Topical, Oral session, Tuesday, June 09

[31.04] Development of Large Scale Cosmic Structure

J. P. Ostriker (Princeton University)

There is a standard model now for the growth of structure in the universe which is clearly correct in general form, although the details remain uncertain. Quantum fluctuations in the early universe, amplified by inflation, are probably the original source of perturbations in an otherwise uniform FRW universe. The amplitude of these perturbations is determined by observed CBR fluctuations and the shape is predicted by standard theory, so long as some form of cold dark matter constitutes most of the mass density.
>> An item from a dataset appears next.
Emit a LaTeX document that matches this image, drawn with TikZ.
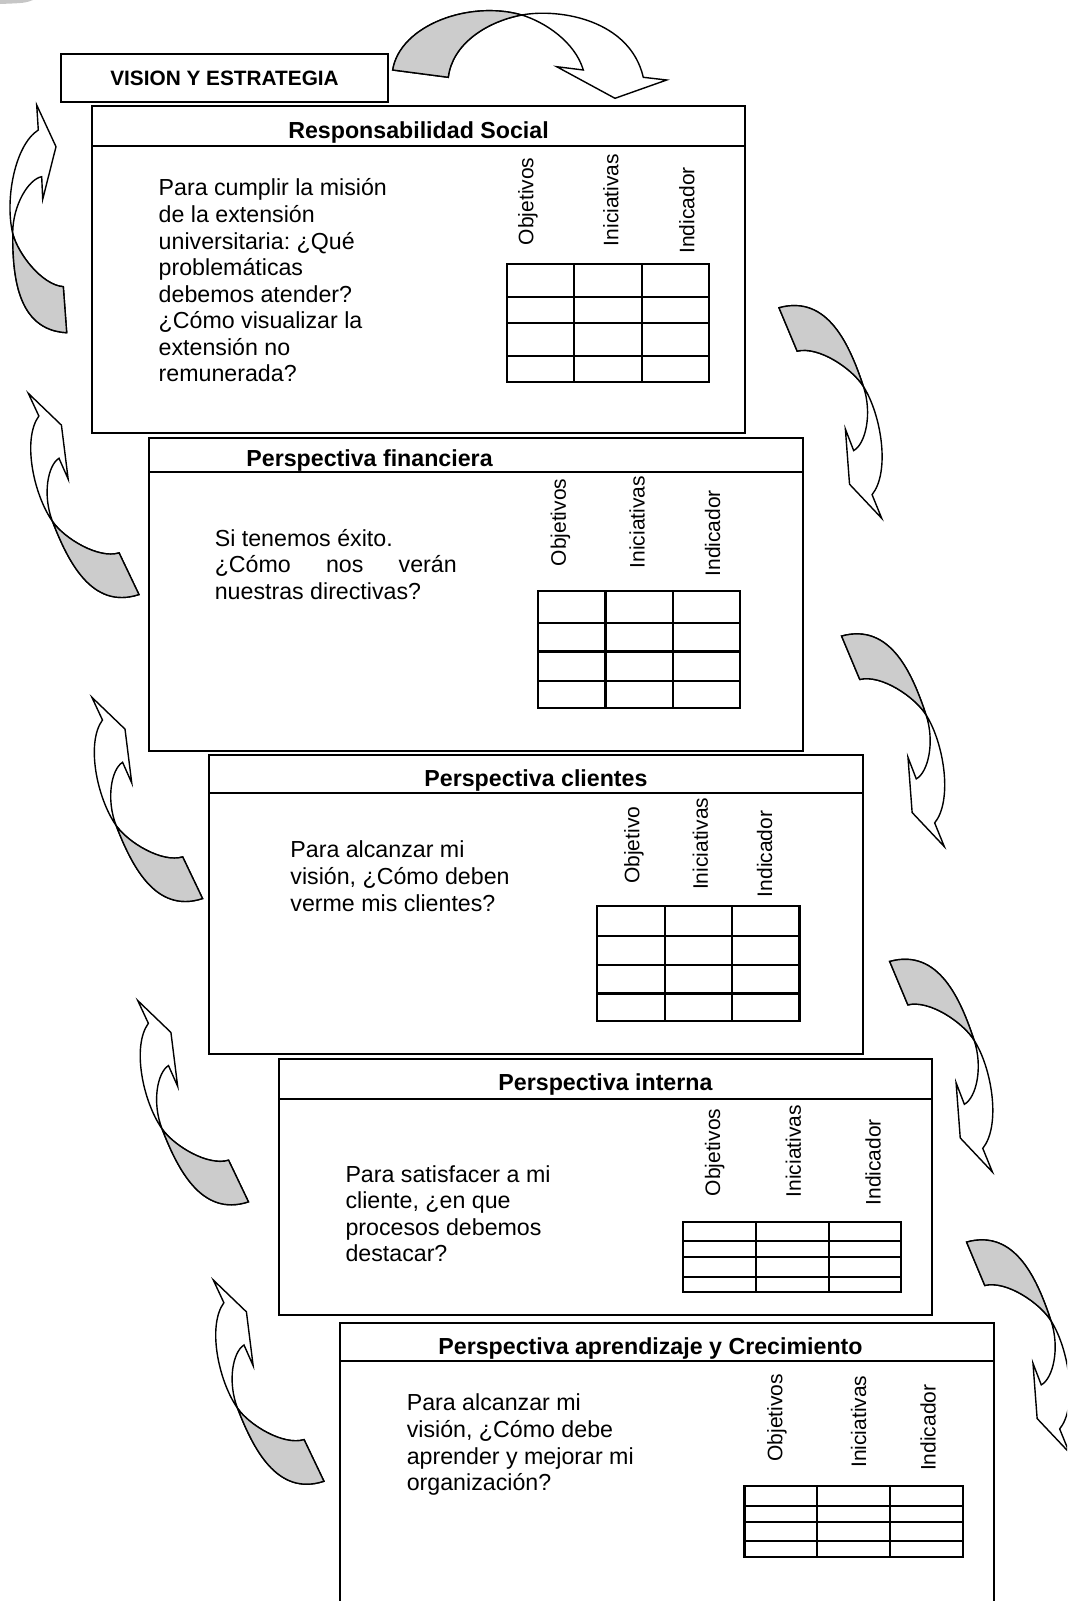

Putting these initial conditions, with standard atomic physics and the equations of hydrodynamics, into a sufficiently detailed computational model, allows one to predict where and when galaxies will form. Very large scale simulations completed to date of models such as the concordance (LCDM, Ostriker and Steinhardt) model indicate quite good agreement with a suite of observational constraints from Lyman-alpha clouds at redshift three to clusters of galaxies at redshift zero. Open models with Omega, matter less than unity, seem best at reproducing all of these properties, as well as the large-scale distribution of galaxies and intergalactic gases.

A particularly interesting and robust conclusion is reached concerning the distribution of baryons. For a wide range of viable cosmological models, the fraction of baryons that condenses to stars and cold gas (in galaxies) is 20 percent plus or minus 10 percent. Of the remaining baryons in the intergalactic medium, the fractions in the hot (T > 10^7K), intermediate (10^7K > T > 10^5K) and warm (10^5 > T) components is (20 \pm 7, 55 \pm 10, 15 \pm 5) percent. The majority of cosmic baryons, in intermediate temperature regions, will be discovered by soft X-Ray techniques.